Son œuvre est riche de cinq mille œuvres, il a exposé à Berlin, Dresde, Vienne, Rome, Copenhague, Chicago, Washington, mais la notoriété d’Oskar Bergman ne s’est pourtant guère étendue au-delà des frontières de son pays. C’est qu’il a manqué à l’artiste, humble et autodidacte, une stratégie ambitieuse : pas d’œuvre fondatrice de sa renommée, pas de grands formats qui pussent servir de colonne vertébrale à l’œuvre complet, peu de peintures et beaucoup d’œuvres sur papier. Sa carrière, par ailleurs, est sans relief particulier.


Adolescent, malgré un don précoce pour le dessin, ce fils d’artisan multiplie les petits métiers tout en prenant le soir des cours techniques de peinture et d’architecture intérieure. Il copie au musée national les maîtres du paysage romantique suédois, tel Marcus Larsson. La rencontre avec le banquier et mécène Ernest Thiel au début des années 1900 est l’événement qui transforme ses premiers tâtonnements en carrière. Il intègre la résidence d’artistes que Thiel a créée près de Stockholm en 1899. Si la vie de bohème des pensionnaires et le manque de direction ont conduit à la fermeture de l’établissement en 1905, Bergman y a trouvé une alternative au cursus académique qu’il rejette, et dans son créateur un client fidèle. En 1905 il voyage à Copenhague, Berlin, Munich, Vérone et Florence, où il rencontre Armand Point. Ce fondateur de la communauté de Haute-Claire près de Fontainebleau, haut lieu du symbolisme idéaliste, a aussi créé dans la capitale florentine une école de peinture que Bergman fréquente. Après ces débuts son itinéraire est comparable à celui d’un aquarelliste anglais du XIXe siècle, artisan-poète du paysage autant qu’artiste d’exposition (il participa à une quarantaine de salons), produisant beaucoup par nécessité et tirant de modiques ressources de son art. Bergman s’enorgueillit d’ailleurs de son statut d’artiste populaire, car ses œuvres n’entrent pas seulement dans les cabinets d’amateurs, vendues pour quelques dizaines de couronnes dans les temps d’infortune, elles ornent les foyers modestes des anonymes. Moins personnelle cependant, cette production de vues de villages et d’habitations scandinaves n’est pas la plus inspirée ni la plus significative de son œuvre.

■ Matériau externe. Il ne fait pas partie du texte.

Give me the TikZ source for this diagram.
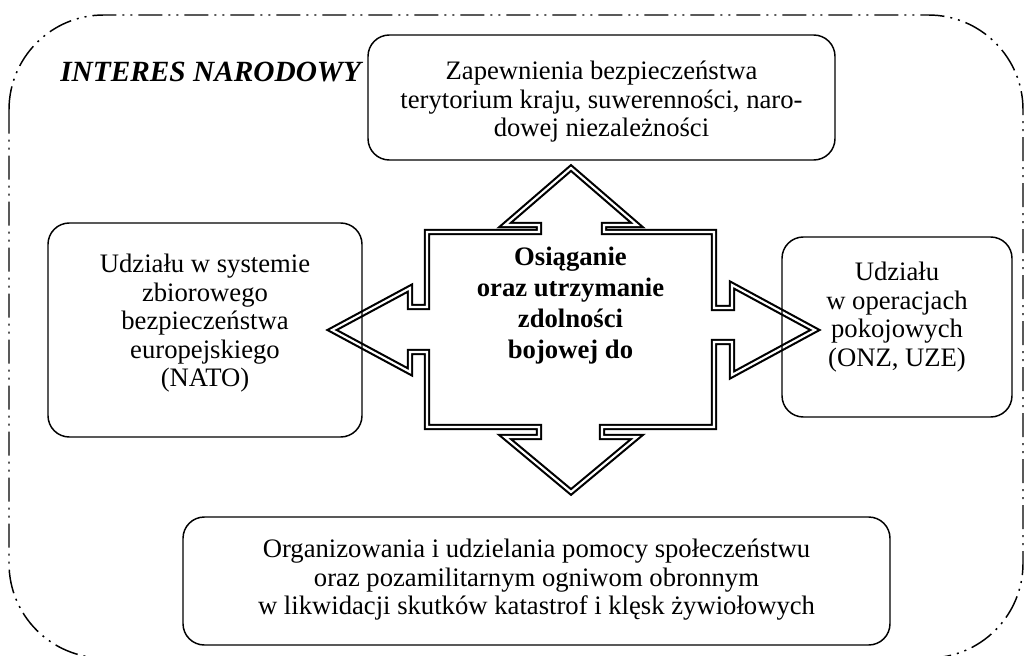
\documentclass[tikz,border=0pt]{standalone}
\usepackage{fontspec}
\setmainfont{Liberation Serif}
\begin{document}
\begin{tikzpicture}[x=0.75pt,y=-0.75pt,
  box/.style={draw, line width=1.1pt, rounded corners=16pt, inner sep=0pt},
  txt/.style={inner sep=0pt, align=center, anchor=north, font=\fontsize{20pt}{21.4pt}\selectfont},
  ctrtxt/.style={inner sep=0pt, align=center, anchor=north, font=\fontsize{20pt}{23.2pt}\selectfont\bfseries},
  titletxt/.style={inner sep=0pt, anchor=base west, font=\fontsize{22pt}{24pt}\selectfont\bfseries\itshape},
  arrowshape/.style={draw, double, double distance=1.6pt, line width=1.6pt, line join=miter},
  border/.style={draw, line width=1.1pt, rounded corners=71pt,
    dash pattern=on 18pt off 4.5pt on 1.5pt off 4.5pt on 1.5pt off 4.5pt}]
\useasboundingbox (0,0) rectangle (1024,656);
% outer national-interest frame
\path[border] (9,15) rectangle (1023,658);
\node[titletxt] (title) at (60,82) {INTERES NARODOWY};
% four-way arrow
\draw[arrowshape] (571,168) -- (637,225) -- (604,225) -- (604,232) -- (714,232)
  -- (714,308) -- (732,308) -- (732,285) -- (815,330) -- (732,375) -- (732,342)
  -- (714,342) -- (714,427) -- (602,427) -- (602,437) -- (637,437) -- (571,492)
  -- (505,437) -- (539,437) -- (539,427) -- (427,427) -- (427,352) -- (410,352)
  -- (410,372) -- (332,330) -- (410,288) -- (410,307) -- (427,307) -- (427,232)
  -- (539,232) -- (539,225) -- (505,225) -- cycle;
\node[ctrtxt] (center) at (570.5,247) {Osiąganie\\oraz utrzymanie\\zdolności\\bojowej do};
% boxes
\node[box, minimum width=350.25pt, minimum height=93.75pt] (topbox) at (601.5,97.5) {};
\node[txt] (toptext) at (601.5,61) {Zapewnienia bezpieczeństwa\\terytorium kraju, suwerenności, naro-\\dowej niezależności};
\node[box, minimum width=235.5pt, minimum height=160.5pt] (leftbox) at (205,330) {};
\node[txt] (lefttext) at (205,254) {Udziału w systemie\\zbiorowego\\bezpieczeństwa\\europejskiego\\(NATO)};
\node[box, minimum width=172.5pt, minimum height=135pt] (rightbox) at (897,327) {};
\node[txt] (righttext) at (897,262) {Udziału\\w operacjach\\pokojowych\\(ONZ, UZE)};
\node[box, minimum width=530.25pt, minimum height=96pt] (bottombox) at (536.5,581) {};
\node[txt] (bottomtext) at (536.5,539) {Organizowania i udzielania pomocy społeczeństwu\\oraz pozamilitarnym ogniwom obronnym\\w likwidacji skutków katastrof i klęsk żywiołowych};
\end{tikzpicture}
\end{document}
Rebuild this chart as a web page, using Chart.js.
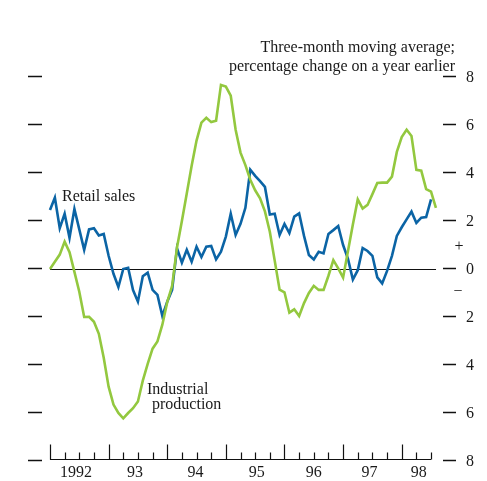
<!DOCTYPE html>
<html>
<head>
<meta charset="utf-8">
<script src="https://cdn.jsdelivr.net/npm/chart.js@4/dist/chart.umd.min.js"></script>
<style>
  html, body { margin: 0; padding: 0; background: #ffffff; }
  #wrap { width: 487px; height: 481px; position: relative; }
</style>
</head>
<body>
<div id="wrap"><canvas id="c" width="487" height="481"></canvas></div>
<script>
// Monthly data, month 0 = January 1992
const retailSales = [
  2.46, 2.97, 1.70, 2.30, 1.30, 2.50, 1.65, 0.80, 1.65, 1.70, 1.40, 1.46,
  0.55, -0.20, -0.75, 0.00, 0.05, -0.88, -1.36, -0.30, -0.15, -0.87, -1.08, -1.96,
  -1.36, -0.87, 0.86, 0.26, 0.80, 0.30, 0.93, 0.50, 0.93, 0.96, 0.40, 0.72,
  1.35, 2.30, 1.42, 1.88, 2.55, 4.14, 3.88, 3.66, 3.42, 2.27, 2.30, 1.42,
  1.88, 1.50, 2.18, 2.32, 1.38, 0.58, 0.40, 0.72, 0.65, 1.46, 1.62, 1.79,
  1.00, 0.42, -0.44, -0.05, 0.87, 0.75, 0.55, -0.35, -0.60, -0.08, 0.55, 1.38,
  1.74, 2.07, 2.39, 1.92, 2.14, 2.16, 2.90
];
const industrialProduction = [
  0.00, 0.30, 0.60, 1.14, 0.70, -0.12, -0.95, -2.00, -1.99, -2.20, -2.70, -3.70,
  -4.90, -5.65, -6.00, -6.22, -6.00, -5.80, -5.52, -4.65, -3.95, -3.32, -3.02, -2.32,
  -1.38, -0.70, 0.90, 2.00, 3.15, 4.30, 5.35, 6.10, 6.30, 6.12, 6.18, 7.67,
  7.60, 7.22, 5.80, 4.85, 4.33, 3.72, 3.28, 2.95, 2.40, 1.55, 0.35, -0.86,
  -0.97, -1.82, -1.68, -1.96, -1.42, -1.00, -0.70, -0.87, -0.87, -0.28, 0.37, 0.03,
  -0.36, 0.75, 1.85, 2.90, 2.52, 2.67, 3.12, 3.58, 3.60, 3.60, 3.85, 4.88,
  5.50, 5.80, 5.54, 4.13, 4.10, 3.33, 3.22, 2.55
];
const yearLabels = ["1992", "93", "94", "95", "96", "97", "98"];
const yearLabelMonths = [5.3, 17.4, 29.8, 42.3, 54.0, 65.4, 75.5];
const yearStartMonths = [0, 12, 24, 36, 48, 60, 72];
const quarterMonths = [3, 6, 9, 15, 18, 21, 27, 30, 33, 39, 42, 45, 51, 54, 57, 63, 66, 69, 75, 78];
const axisEndMonth = 78;
const yTicks = [8, 6, 4, 2, 0, -2, -4, -6, -8];
const titleLines = ["Three-month moving average;", "percentage change on a year earlier"];

const toPoints = arr => arr.map((v, i) => ({ x: i, y: v }));

const SERIF = '"Liberation Serif", "DejaVu Serif", serif';

const decor = {
  id: 'decor',
  beforeDatasetsDraw(chart) {
    const ctx = chart.ctx;
    const xs = chart.scales.x, ys = chart.scales.y;
    const area = chart.chartArea;
    ctx.save();
    ctx.strokeStyle = '#111111';
    // zero line
    ctx.lineWidth = 1;
    const y0 = Math.round(ys.getPixelForValue(0)) + 0.5;
    ctx.beginPath();
    ctx.moveTo(xs.getPixelForValue(0), y0);
    ctx.lineTo(xs.getPixelForValue(axisEndMonth) + 5, y0);
    ctx.stroke();
    // left and right tick marks
    ctx.lineWidth = 1.3;
    yTicks.forEach(t => {
      const y = Math.round(ys.getPixelForValue(t)) - 0.5;
      ctx.beginPath();
      ctx.moveTo(area.left, y); ctx.lineTo(area.left + 14, y);
      ctx.moveTo(area.right - 13, y); ctx.lineTo(area.right, y);
      ctx.stroke();
    });
    // x axis baseline
    const yb = Math.round(ys.getPixelForValue(-8)) - 1.5;
    ctx.lineWidth = 1.2;
    ctx.beginPath();
    ctx.moveTo(xs.getPixelForValue(0), yb);
    ctx.lineTo(xs.getPixelForValue(axisEndMonth), yb);
    ctx.stroke();
    yearStartMonths.forEach(m => {
      const x = Math.round(xs.getPixelForValue(m)) + 0.5;
      ctx.beginPath(); ctx.moveTo(x, yb); ctx.lineTo(x, yb - 15); ctx.stroke();
    });
    quarterMonths.forEach(m => {
      const x = Math.round(xs.getPixelForValue(m)) + 0.5;
      ctx.beginPath(); ctx.moveTo(x, yb); ctx.lineTo(x, yb - 7); ctx.stroke();
    });
    ctx.restore();
  },
  afterDraw(chart) {
    const ctx = chart.ctx;
    const xs = chart.scales.x, ys = chart.scales.y;
    const area = chart.chartArea;
    ctx.save();
    ctx.fillStyle = '#1a1a1a';
    ctx.font = '16px ' + SERIF;
    ctx.textBaseline = 'middle';
    // right tick labels
    ctx.textAlign = 'left';
    yTicks.forEach(t => {
      ctx.fillText(String(Math.abs(t)), area.right + 10, ys.getPixelForValue(t) + 1);
    });
    ctx.textAlign = 'center';
    ctx.fillText('+', area.right + 3, ys.getPixelForValue(1) + 2);
    ctx.fillText('\u2212', area.right + 2, ys.getPixelForValue(-1) - 1);
    // year labels
    yearLabels.forEach((lab, i) => {
      ctx.fillText(lab, xs.getPixelForValue(yearLabelMonths[i]), ys.getPixelForValue(-8) + 12);
    });
    // title
    ctx.textAlign = 'right';
    ctx.fillText(titleLines[0], 455, 48);
    ctx.fillText(titleLines[1], 455, 67);
    // series labels
    ctx.textAlign = 'left';
    ctx.fillText('Retail sales', 62, 197);
    ctx.fillText('Industrial', 147, 390);
    ctx.fillText('production', 152, 405);
    ctx.restore();
  }
};

new Chart(document.getElementById('c'), {
  type: 'line',
  data: {
    datasets: [
      {
        label: 'Industrial production',
        data: toPoints(industrialProduction),
        borderColor: '#93c83f',
        borderWidth: 2.6,
        pointRadius: 0,
        tension: 0,
        fill: false
      },
      {
        label: 'Retail sales',
        data: toPoints(retailSales),
        borderColor: '#0b64a5',
        borderWidth: 2.6,
        pointRadius: 0,
        tension: 0,
        fill: false
      }
    ]
  },
  options: {
    responsive: false,
    animation: false,
    devicePixelRatio: 1,
    layout: { padding: { left: 28, right: 31, top: 77, bottom: 20 } },
    plugins: { legend: { display: false }, tooltip: { enabled: false } },
    scales: {
      x: { type: 'linear', display: false, min: -4.50, max: 83.11 },
      y: { type: 'linear', display: false, min: -8, max: 8 }
    }
  },
  plugins: [decor]
});
</script>
</body>
</html>
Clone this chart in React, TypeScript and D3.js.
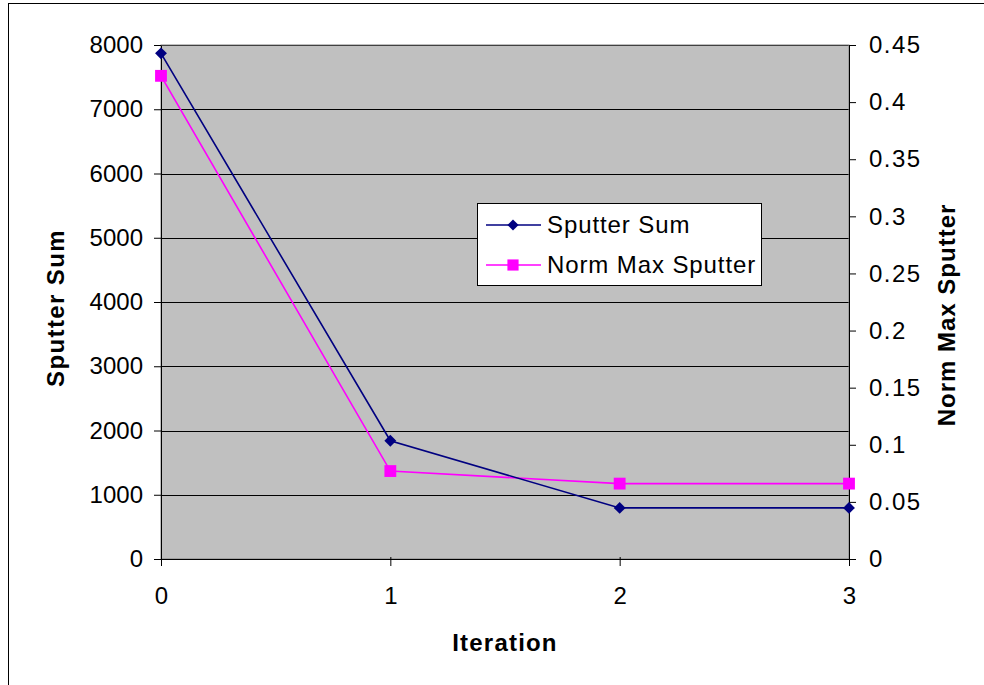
import { useEffect, useRef } from "react";
import * as d3 from "d3";

const iterations = [0, 1, 2, 3];
const sputterSum = [7870, 1840, 795, 795];
const normMaxSputter = [0.423, 0.077, 0.066, 0.066];
const leftTicks = [0, 1000, 2000, 3000, 4000, 5000, 6000, 7000, 8000];
const rightTicks = [0, 0.05, 0.1, 0.15, 0.2, 0.25, 0.3, 0.35, 0.4, 0.45];

const W = 984;
const H = 685;
const font = "'Liberation Sans', Arial, sans-serif";

export default function App() {
  const ref = useRef<SVGSVGElement>(null);

  useEffect(() => {
    if (!ref.current) return;
    const svg = d3.select(ref.current);
    svg.selectAll("*").remove();

    const left = 161, right = 849, top = 45, bottom = 559;
    const x = d3.scaleLinear().domain([0, 3]).range([left, right]);
    const yL = d3.scaleLinear().domain([0, 8000]).range([bottom, top]);
    const yR = d3.scaleLinear().domain([0, 0.45]).range([bottom, top]);

    svg.append("rect").attr("width", W).attr("height", H).attr("fill", "#fff");
    // outer chart border
    svg.append("rect")
      .attr("x", 8.5).attr("y", 3.5).attr("width", W + 10).attr("height", H + 10)
      .attr("fill", "none").attr("stroke", "#000").attr("stroke-width", 1);

    svg.append("rect")
      .attr("x", left).attr("y", top).attr("width", right - left).attr("height", bottom - top)
      .attr("fill", "#c0c0c0");

    // gridlines
    svg.append("g").selectAll("line").data(leftTicks.slice(1)).join("line")
      .attr("x1", left).attr("x2", right)
      .attr("y1", (d) => Math.round(yL(d)) + 0.5).attr("y2", (d) => Math.round(yL(d)) + 0.5)
      .attr("stroke", "#000").attr("stroke-width", 1);

    // plot frame
    svg.append("rect")
      .attr("x", left).attr("y", top).attr("width", right - left).attr("height", bottom - top)
      .attr("fill", "none").attr("stroke", "#808080").attr("stroke-width", 1);

    const axisStyle = (g: d3.Selection<SVGGElement, unknown, null, undefined>) => {
      g.select(".domain").attr("stroke", "#000");
      g.selectAll(".tick line").attr("stroke", "#000");
      g.selectAll("text").attr("font-family", font).attr("font-size", 24).attr("fill", "#000");
    };

    svg.append("g")
      .attr("transform", `translate(${left},0)`)
      .call(d3.axisLeft(yL).tickValues(leftTicks).tickSize(7).tickSizeOuter(0).tickPadding(11).tickFormat(d3.format("d")))
      .call(axisStyle);

    svg.append("g")
      .attr("transform", `translate(${right},0)`)
      .call(d3.axisRight(yR).tickValues(rightTicks).tickSize(7).tickSizeOuter(0).tickPadding(13).tickFormat((d) => String(+d)))
      .call(axisStyle)
      .selectAll("text").attr("letter-spacing", 1.5);

    const xg = svg.append("g")
      .attr("transform", `translate(0,${bottom})`)
      .call(d3.axisBottom(x).tickValues(iterations).tickSize(7).tickSizeOuter(0).tickPadding(21).tickFormat(d3.format("d")))
      .call(axisStyle);
    xg.selectAll(".tick line").attr("y1", -2);

    // axis titles
    const title = (sel: d3.Selection<SVGTextElement, unknown, null, undefined>, ls: number) =>
      sel.attr("text-anchor", "middle").attr("font-family", font).attr("font-size", 24)
        .attr("font-weight", "bold").attr("letter-spacing", ls);
    svg.append("text").attr("x", x(1.5)).attr("y", 651).call(title, 1.2).text("Iteration");
    svg.append("text").attr("transform", `translate(64,308) rotate(-90)`).call(title, 1.4).text("Sputter Sum");
    svg.append("text").attr("transform", `translate(955,315) rotate(-90)`).call(title, 1).text("Norm Max Sputter");

    const navy = "#000080";
    const magenta = "#ff00ff";

    const lineL = d3.line<number>().x((_, i) => x(iterations[i])).y((d) => yL(d));
    const lineR = d3.line<number>().x((_, i) => x(iterations[i])).y((d) => yR(d));

    svg.append("path").datum(normMaxSputter).attr("d", lineR)
      .attr("fill", "none").attr("stroke", magenta).attr("stroke-width", 1.6);
    svg.append("path").datum(sputterSum).attr("d", lineL)
      .attr("fill", "none").attr("stroke", navy).attr("stroke-width", 1.6);

    const sq = d3.symbol(d3.symbolSquare, 140);
    const dia = d3.symbol(d3.symbolDiamond2, 90);

    svg.append("g").selectAll("path").data(normMaxSputter).join("path")
      .attr("d", sq).attr("transform", (d, i) => `translate(${x(iterations[i])},${yR(d)})`)
      .attr("fill", magenta);
    svg.append("g").selectAll("path").data(sputterSum).join("path")
      .attr("d", dia).attr("transform", (d, i) => `translate(${x(iterations[i])},${yL(d)})`)
      .attr("fill", navy);

    // legend
    const lg = svg.append("g").attr("transform", "translate(477,203)");
    lg.append("rect").attr("x", 0.5).attr("y", 0.5).attr("width", 284).attr("height", 82)
      .attr("fill", "#fff").attr("stroke", "#000");
    const items = [
      { label: "Sputter Sum", color: navy, sym: d3.symbol(d3.symbolDiamond2, 80) },
      { label: "Norm Max Sputter", color: magenta, sym: d3.symbol(d3.symbolSquare, 125) },
    ];
    items.forEach((it, i) => {
      const cy = 22 + i * 40;
      lg.append("line").attr("x1", 9).attr("x2", 64).attr("y1", cy).attr("y2", cy)
        .attr("stroke", it.color).attr("stroke-width", 1.5);
      lg.append("path").attr("d", it.sym).attr("fill", it.color)
        .attr("transform", `translate(36,${cy})`);
      lg.append("text").attr("x", 70).attr("y", cy + 8).attr("font-family", font).attr("font-size", 24)
        .attr("letter-spacing", 0.9).text(it.label);
    });
  }, []);

  return (
    <svg ref={ref} width={W} height={H} style={{ position: "fixed", left: 0, top: 0 }} />
  );
}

Son langage poétique emprunte à des sources multiples : aux dessins de Dürer qu’il a étudié dans sa jeunesse leur hyper-précision, dont il tire des résultats proches des dessinateurs nazaréens (Scène à Arild, 1920), voire d’un Richard Dadd (Pré en été dans le Gotland, 1926) ; aux primitifs toscans leurs perspectives archaïques et idéalisées, rythmées de fûts d’arbres élancés ; aux estampes japonaises leur stylisation calligraphique ; à Friedrich, enfin, son « œil intérieur ». Car, en dépit d’une apparente naïveté, son art est empreint d’une forte spiritualité.


Adepte des idées mystiques de Swedenborg, Bergman a tiré la représentation du paysage vers l’étrangeté. Son optique peut être d’une anormale netteté ; parfois associée à des couleurs stridentes, elle rappelle que l’artiste est contemporain des surréalistes. A l’opposé, il affectionne tout aussi bien les visions ambiguës d’arbres dans la brume ou au crépuscule (ill. 1). Quoique pris d’après nature, le Paysage de Hallandsåsen appartient à son répertoire romantique dans lequel la ruine, le navire, les éléments et la lumière céleste revêtent un sens métaphorique de l’existence passée, présente et à venir. (M.K.)


 

 



 

 

 

 

 

 

 

 

 

Ill. 1. Oskar Bergman, Coucher de soleil sur la mer, 1916-1917

Aquarelle, 23 x 34 cm, collection particulière.